I took on its color:
He became celibate.
61.
the shores I loved:
Those frequented by Laura.
63.
with a strange voice:
Perhaps he means in Italian, among Frenchmen, a sound harsh and bitter to their ears,
new and barbaric.
67.
What I felt then:
Virgil, Boethius, and Dante also speak of the memory that burns (literally “cooks”).
68–86.
But much more …:
This episode, believed by most critics to be loosely recounting the myth of Battus
and Mercury (Ovid,
Metamorphoses
II, 685), may have other sources, such as the transformation of Atlas into a mountain
when Perseus held up the head of Medusa. Cf. also St. Augustine’s account in
Confessiones
III of his
mother’s vision of Christ, and Dante’s dream in
Vita nuova
III, in which Beatrice feeds on his heart at the urging of a lordly figure.
71.
beyond… words:
Beyond human knowledge.
74.
“Say not a word”:
Cf. 5.7–8, and see 2 Cor. 12:4 and Mark 1:44.
75.
in other garb:
He recalls the first assault, when love of poetry was “green,” by making this comparison
with the second event, his meeting Laura.
77.
what the truth was:
Because she seemed receptive, and was alone, he revealed his passion to her.
79–80.
quickly turned me …:
The third metamorphosis, like his transformation to the swan, also describes fear,
this more grievous and immediate.
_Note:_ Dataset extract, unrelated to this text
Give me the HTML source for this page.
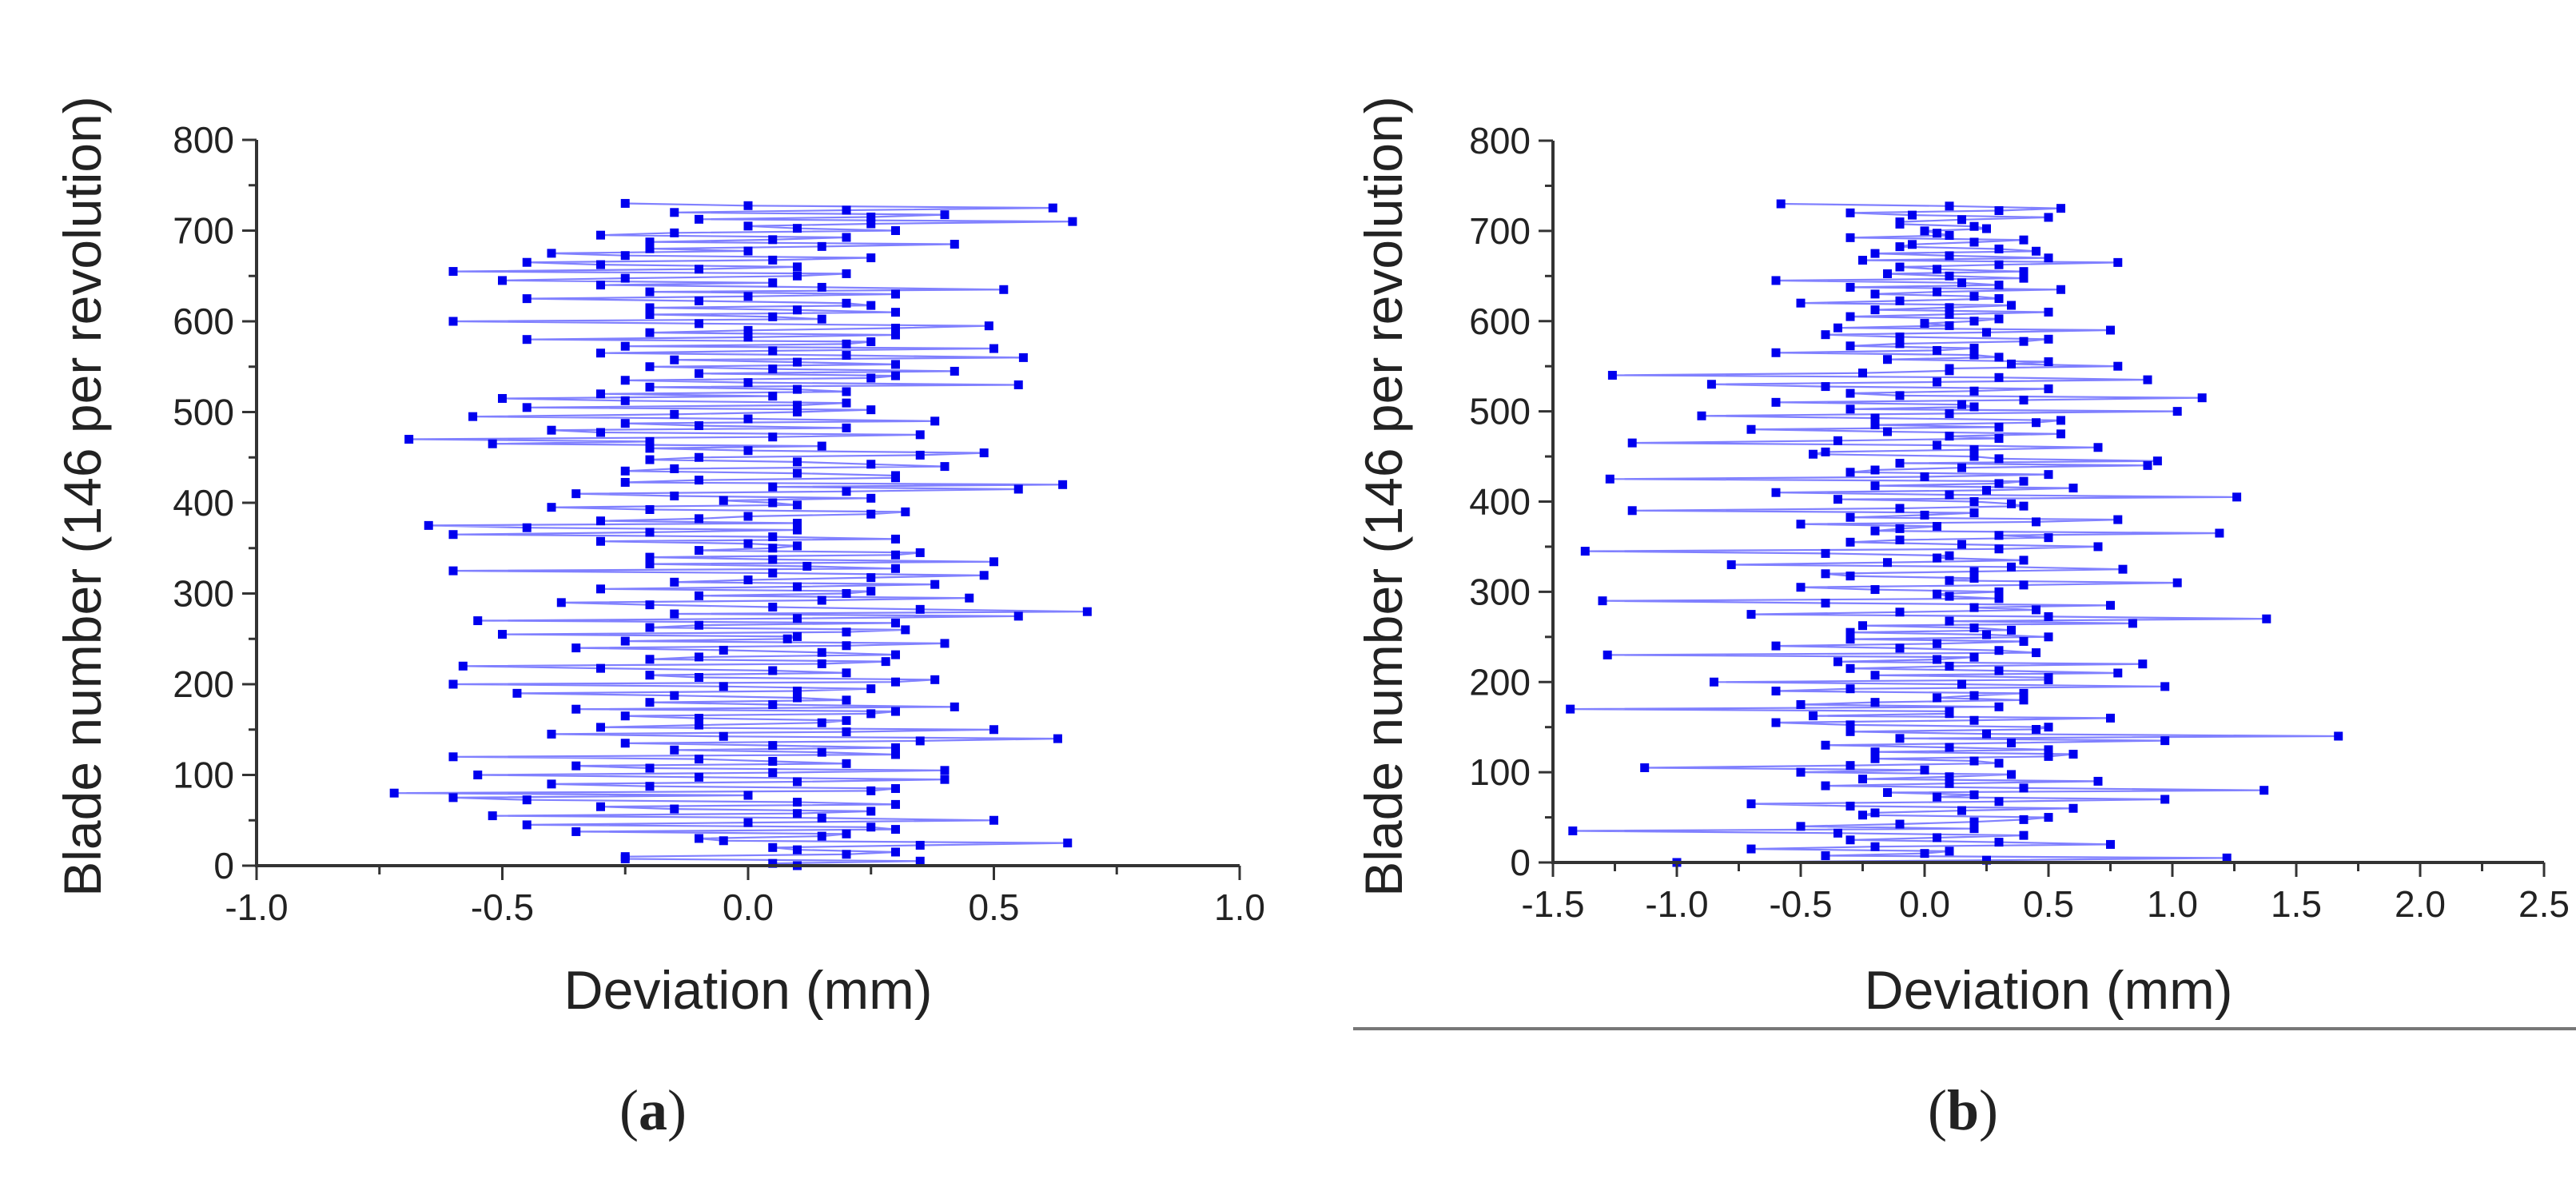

Whereas Cygnus was able to move, Battus suffers
near paralysis, huddled like his cattle on the frozen tundra.
81.
so much anger:
Indignation at his failure to understand.
83.
Perhaps I am not what you think I am:
Rather than saying, “perhaps, sir, you misinterpret my kindness as acquiescence to
your base desire,” Laura may be chiding him for glorifying her falsely. Cf.
Inferno
XIX, 62.
84–86.
If she were …:
The “if” clause makes these lines ambiguous. In St. Augustine’s account (see above,
note 68–86), he is struck by his mother’s faith but fails to understand it, instead
continuing in his sinful ways for nine more years. Here, Petrarch’s protagonist would
rather return to his early period as a swan than endure his own thwarted passions.
88.
but myself:
This line begins a psychological process completed in line 100, when he blames her.
90.
my time is short:
Cf. Dante,
Inferno
XVI, 124–29.
92.
many things recorded in my mind:
He chooses to remain silent about certain events in his life. Instead, he will write
only of that which brings about amazement and reverence.
95.
Death had now wrapped itself:
“Denied” by Laura, he enters a period of despair of being understood.
98.
my spoken voice:
Cf. poem 18, where the “deadly words” in line 12 are unspoken.
99.
pen and paper:
Cf. Job 19:23–24. Advised to suffer in silence by his friends, Job declared in 7:11
that he would not hold his peace, but would argue with God in defense of his life.
100.
I’m not mine:
He is hers. Cf. Job 9:35.
your fault:
Laura, in possession of his heart and soul and having killed all hope in him, must
take responsibility for his very death. This will be his defense against unintelligibility.
101.
by doing this:
By writing down the details of his love.
105.
sometimes inflame it:
His meekness will succeed in arousing her disdain, because boldness instead will
be called for.
106.
I was wrapped in darkness:
Out of the sight of her eyes.
107.
with my prayers:
Cf. line 98, “my spoken voice had been denied me.”
112.
fugitive ray:
A sun in decline. The passage recalls Job 16:18–22, where Job’s prayers are unanswered
and he yearns for an intercessor.
114.
whenever they decided:
Cf. Dante’s
Vita nuova,
where the poet succumbs to self-pity (or takes the less arduous road to wisdom).
117.
turn to fountain:
The fourth metamorphosis, patterned on that of Byblis into a fountain (Ovid,
Metamorphoses
IX, 660). Byblis had confessed in writing her forbidden
love for her brother Caunus, who then repudiated and abandoned her. Seeking him and
not finding him anywhere she fell to the ground in despair, transformed by grief.